Erik Kwakkel, Books Before Print (Amsterdam University Press/ARC Humanities Press, 2018) EUR 34 (paperback), 105 (hardcover), 105 (ebook) (available on Biblio)

Erik Kwakkel, excellent book historian and blogger, has a new book out on the medieval manuscript as a well-engineered tool shaped by readers’ habits and desires.

This beautifully illustrated book provides an accessible introduction to the medieval manuscript and what it can tell us about the world in which it was made and used. Captured in the materiality of manuscripts are the data enabling us to make sense of the preferences and habits of the individuals who made up medieval society. With short chapters grouped under thematic headings, Books Before Print shows how we may tap into the evidence and explores how manuscripts can act as a vibrant and versatile tool to understand the deep historical roots of human interaction with written information. It highlights extraordinary continuities between medieval book culture and modern-world communication, as witnessed in medieval pop-up books, posters, speech bubbles, book advertisements,and even sticky notes.
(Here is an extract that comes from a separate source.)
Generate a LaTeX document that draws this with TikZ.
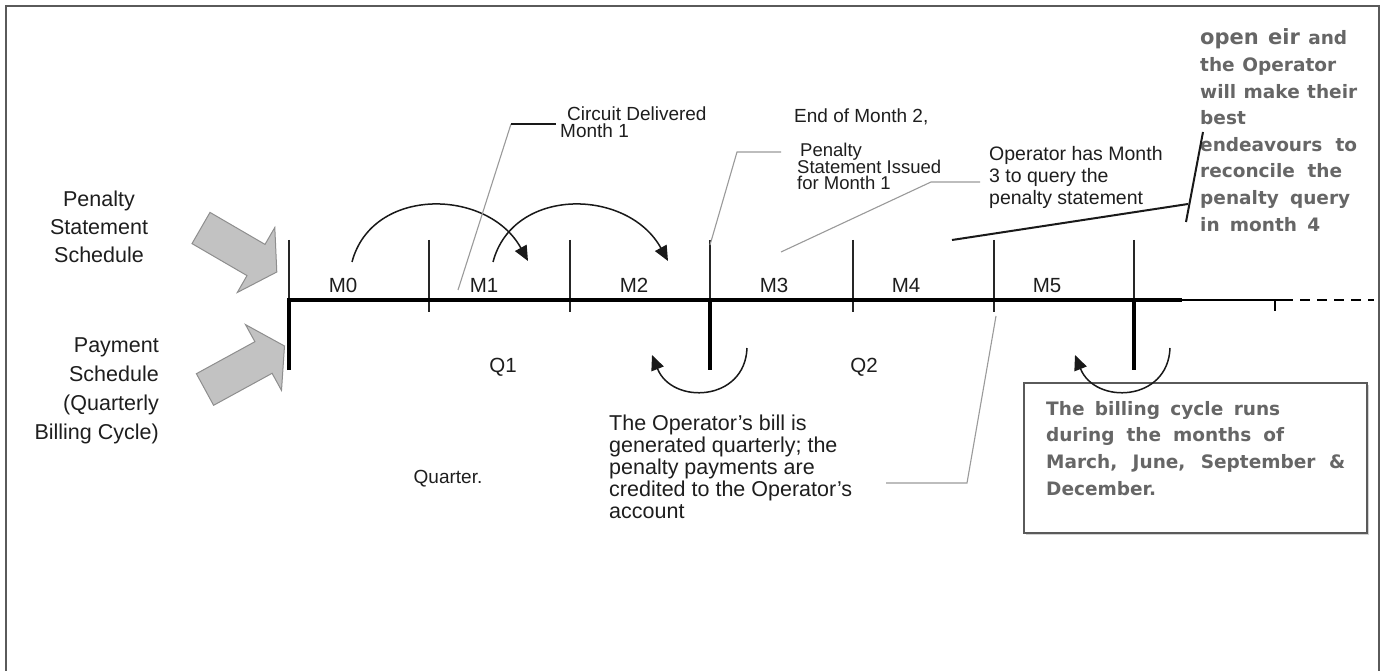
\documentclass[tikz,border=0pt]{standalone}
\usepackage{fontspec}
\setmainfont{Liberation Sans}
\newfontfamily\vfont{DejaVu Sans}
\usetikzlibrary{arrows.meta}
\definecolor{txtc}{HTML}{1E1E1E}
\definecolor{greytxt}{HTML}{666666}
\definecolor{arrfill}{HTML}{C2C2C2}
\definecolor{arredge}{HTML}{8E8E8E}
\definecolor{callgrey}{HTML}{9A9A9A}
\definecolor{framec}{HTML}{5A5A5A}
\newcommand{\fs}[2]{\fontsize{#1}{#2}\selectfont}
\newcommand{\tlL}[1]{\vtop{\lineskiplimit=-1000pt\relax\halign{##\hfil\cr#1\crcr}}}
\newcommand{\tlC}[1]{\vtop{\lineskiplimit=-1000pt\relax\halign{\hfil##\hfil\cr#1\crcr}}}
\newcommand{\tlR}[1]{\vtop{\lineskiplimit=-1000pt\relax\halign{\hfil##\cr#1\crcr}}}
\begin{document}
\begin{tikzpicture}[x=1pt,y=-1pt,
  txt/.style={inner sep=0pt, text=txtc},
  gtxt/.style={inner sep=0pt, text=greytxt, font=\vfont\bfseries},
  tickln/.style={line width=1.3pt, draw=black!85},
  axisln/.style={line width=4pt, draw=black, line join=miter},
  callg/.style={draw=callgrey, line width=1.1pt},
  callb/.style={draw=black!90, line width=2pt},
  blockarrow/.style={fill=arrfill, draw=arredge, line width=1pt, line join=miter},
  curvarrow/.style={line width=1.5pt, draw=black!90, -{Triangle[length=15pt,width=13pt]}},
  mlab/.style={txt, anchor=base, font=\fs{20.5}{24}}
]
\useasboundingbox (0,0) rectangle (1387,671);
\fill[white] (0,0) rectangle (1387,671);
% frame
\draw[line width=1.5pt, draw=framec] (6,671) |- (1379,6) -- (1379,671);

% timeline coordinates
\coordinate (t0) at (289,300);
\coordinate (t1) at (429,300);
\coordinate (t2) at (570,300);
\coordinate (t3) at (710,300);
\coordinate (t4) at (853,300);
\coordinate (t5) at (994,300);
\coordinate (t6) at (1134,300);
\coordinate (axend) at (1182,300);
\coordinate (t7) at (1275,300);
\coordinate (dashstart) at (1283,300);
\coordinate (dashend) at (1374,300);

% ticks above
\draw[tickln] (t0) ++(0,-60) -- (t0);
\draw[tickln] (t3) ++(0,-60) -- (t3);
\draw[tickln] (t6) ++(0,-60) -- (t6);
\foreach \t in {t1,t2,t4,t5}{\draw[tickln] (\t) ++(0,-60) -- ++(0,72);}
% main axis
\draw[axisln] (289,370) -- (t0) -- (axend);
\draw[axisln] (t3) -- ++(0,70);
\draw[axisln] (t6) -- ++(0,70);
\draw[line width=1.3pt] (axend) -- (t7) -- ++(0,11);
\draw[line width=1.3pt] (t7) -- (dashstart);
\draw[line width=1.5pt, dash pattern=on 10pt off 7pt] (dashstart) -- (dashend);

% month labels
\node[mlab] (m0) at (343,292) {M0};
\node[mlab] (m1) at (484,292) {M1};
\node[mlab] (m2) at (634,292) {M2};
\node[mlab] (m3) at (774,292) {M3};
\node[mlab] (m4) at (906,292) {M4};
\node[mlab] (m5) at (1047,292) {M5};
\node[mlab] (q1) at (503,372) {Q1};
\node[mlab] (q2) at (864,372) {Q2};
\node[txt, anchor=base, font=\fs{19}{22}] (quarter) at (448,483) {Quarter.};

% left labels
\node[txt, anchor=base] (pss) at (99,207) {\fs{21.5}{28}\tlC{Penalty\cr Statement\cr Schedule}};
\node[txt, anchor=base east] (pay) at (159,352) {\fs{21.5}{29}\tlR{Payment\cr Schedule\cr (Quarterly\cr Billing Cycle)}};

% grey block arrows
\draw[blockarrow] (210,212.4) -- (265,244.4) -- (274.8,227.5) -- (276.8,272) -- (237.3,292.5) -- (247,275.6) -- (192,243.6) -- cycle;
\draw[blockarrow] (196.4,373.7) -- (254.9,341.7) -- (245.5,324.6) -- (284.5,346) -- (281.5,390.4) -- (272.1,373.3) -- (213.6,405.3) -- cycle;

% curved arrows above
\coordinate (a1s) at (352,262); \coordinate (a1e) at (528,261);
\coordinate (a2s) at (493,262); \coordinate (a2e) at (668,261);
\draw[curvarrow] (a1s) .. controls (372,186) and (488,188) .. (a1e);
\draw[curvarrow] (a2s) .. controls (513,186) and (628,188) .. (a2e);
% curved arrows below
\coordinate (b1s) at (747,348); \coordinate (b1e) at (652,355);
\coordinate (b2s) at (1170,348); \coordinate (b2e) at (1075,355);

% billing box
\fill[gray!35] (1026,385) rectangle (1369,535);
\node[draw=framec, fill=white, line width=1.5pt, anchor=north west, minimum width=343pt, minimum height=150pt, inner sep=0pt] (bbox) at (1023,382) {};
\draw[curvarrow] (b1s) .. controls (745,402) and (672,405) .. (b1e);
\draw[curvarrow] (b2s) .. controls (1168,402) and (1095,405) .. (b2e);

\node[gtxt, anchor=base west] (btxt) at (1046,415) {\fs{18.5}{26.7}\tlL{%
\makebox[234pt][s]{The billing  cycle runs}\cr
\makebox[238pt][s]{during  the months  of}\cr
\makebox[299pt][s]{March,  June,  September  \&}\cr
December.}};

% bill text
\node[txt, anchor=base west] (bill) at (609,430) {\fs{21.5}{22}\tlL{The Operator’s bill is\cr generated quarterly; the\cr penalty payments are\cr credited to the Operator’s\cr account}};
\coordinate (c5a) at (996,316); \coordinate (c5b) at (967,483); \coordinate (c5c) at (886,483);
\draw[callg] (c5a) -- (c5b) -- (c5c);

% circuit delivered
\node[txt, anchor=base west] (cd) at (560,121) {\fs{19}{17}\tlL{\kern7pt Circuit Delivered\cr Month 1}};
\coordinate (c1a) at (458,290); \coordinate (c1b) at (511,124); \coordinate (c1c) at (556,124);
\draw[callg] (c1a) -- (c1b);
\draw[callb] (c1b) -- (c1c);

% end of month 2
\node[txt, anchor=base west] (eom) at (794,123) {\fs{19}{22}End of Month 2,};
\node[txt, anchor=base west] (psi) at (797,157) {\fs{18.5}{16.5}\tlL{\kern3pt Penalty\cr Statement Issued\cr for Month 1}};
\coordinate (c2a) at (710,245); \coordinate (c2b) at (737,152); \coordinate (c2c) at (781,152);
\draw[callg] (c2a) -- (c2b) -- (c2c);

% operator has month 3
\node[txt, anchor=base west] (ohm) at (989,161) {\fs{19.5}{22}\tlL{Operator has Month\cr 3 to query the\cr penalty statement}};
\coordinate (c3a) at (781,252); \coordinate (c3b) at (931,182); \coordinate (c3c) at (980,182);
\draw[callg] (c3a) -- (c3b) -- (c3c);

% open eir text
\node[gtxt, anchor=base west] (oeir) at (1200,45) {\fs{18.5}{26.6}\tlL{%
\makebox[147pt][s]{{\fs{21}{26.6}open eir} and}\cr
\makebox[136pt][s]{the Operator}\cr
\makebox[157pt][s]{will make their}\cr
best\cr
\makebox[157pt][s]{endeavours  to}\cr
\makebox[142pt][s]{reconcile  the}\cr
\makebox[150pt][s]{penalty  query}\cr
\makebox[120pt][s]{in month  4}}};
\coordinate (c4a) at (952,240); \coordinate (c4b) at (1188,204);
\coordinate (c4c) at (1186,222); \coordinate (c4d) at (1203,132);
\draw[callb] (c4a) -- (c4b);
\draw[callb] (c4c) -- (c4d);
\end{tikzpicture}
\end{document}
If you are a little bit interested in the middle ages, most of the illuminated manuscripts you have seen are from the 15th and early 16th century … they are roughly contemporary with the first printed books in Europe. Fifteenth-century Europe was richer than Europe a century or two earlier, it had more rich people who could pay for lapis-lazuli blue and gold dust and silver leaf, and the styles of art are closer to our taste. Early printed books imitated manuscripts like ebooks and websites imitated hardcovers and magazines. But medieval book culture was also different than ours: big margins were fashionable, and books were meant to be memorized not read once and passed on. Specialists called codicologists and art historians know many things which sometimes get brushed over in books aimed at a larger audience.

If you work with medieval books, but didn’t get to take university courses on the subject, reading this and a few of the books in the bibliography would be an excellent idea. You can find the affordable paperback edition on Biblio.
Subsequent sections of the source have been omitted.